11.6.2 Keeping Rodents Out

The requirements of preventive rodent control must be taken into account whenever new stores are being built. Particular attention should be paid to doors, ventilation openings, brickwork and the junctions between the roof and the walls. Repair any damage to the store immediately! This applies especially to the doors.

11.7 Control measures

Despite taking all preventive measures, it will not always be possible to avoid infestation with rodents. Control measures are a basic requirement in keeping damage down to a minimum. The sooner control of rodent pests is undertaken, the better are the chances of success. Before any control measures are taken it is necessary to make a situation analysis.

11.7.1 Situation Analysis

In order to achieve the greatest possible success with measures to combat rodents, the following questions must be answered:

· What species of rodent are causing damage to the produce?
· What is the approximate degree of infestation (loss estimation)?
· What is the extent of the infestation?
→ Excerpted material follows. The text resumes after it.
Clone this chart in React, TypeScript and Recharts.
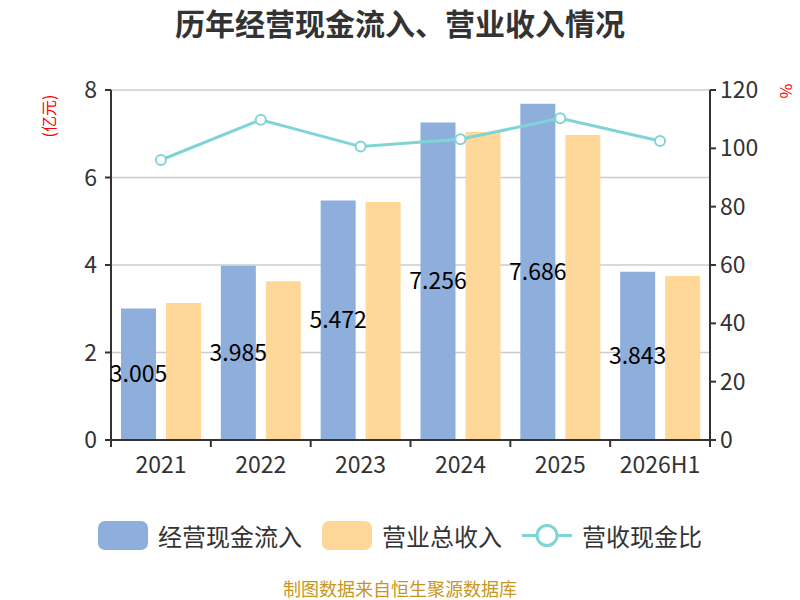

If necessary, work must be performed in conjunction with neighbours.
· Where exactly are the rodents particularly active?
· Where are the runs, burrows and nests?
· in what condition are the store and the surroundings?

Correct planning of control measures can only be performed once these questions have been answered.

Depending on the degree of infestation, the following control measures can be used:

- Low degree of infestation:

· Traps
· Cats
· Use of chronic poisons

- High degree of infestation:

· Use of acute poisons

11.7.2 Application of Non-Chemical Control Measures

11.7.2.1 Traps

The use of traps is only worthwhile if the degree of infestation is low. There are different kinds of traps. Distinctions are made between killing traps and arresting traps. When using traps, attention should be paid to the following:

- Place the traps along walls, on runs or in other places frequented by the rodents!
- Control the traps daily! Remove any dead animals and clean the trap!

11.7.2.2 Cats

Cats can make a contribution towards rodent control. It should be mentioned, however, that cats themselves may become a hygiene problem in stores if care is not taken.

11.7.3 Use of Chemical Means of Rodent Control

The use of rodenticides is only effective under good storage conditions and in particular good storage hygiene. Before the application of rodenticides, all preventive measures must be taken to ensure that no reinfestation takes place.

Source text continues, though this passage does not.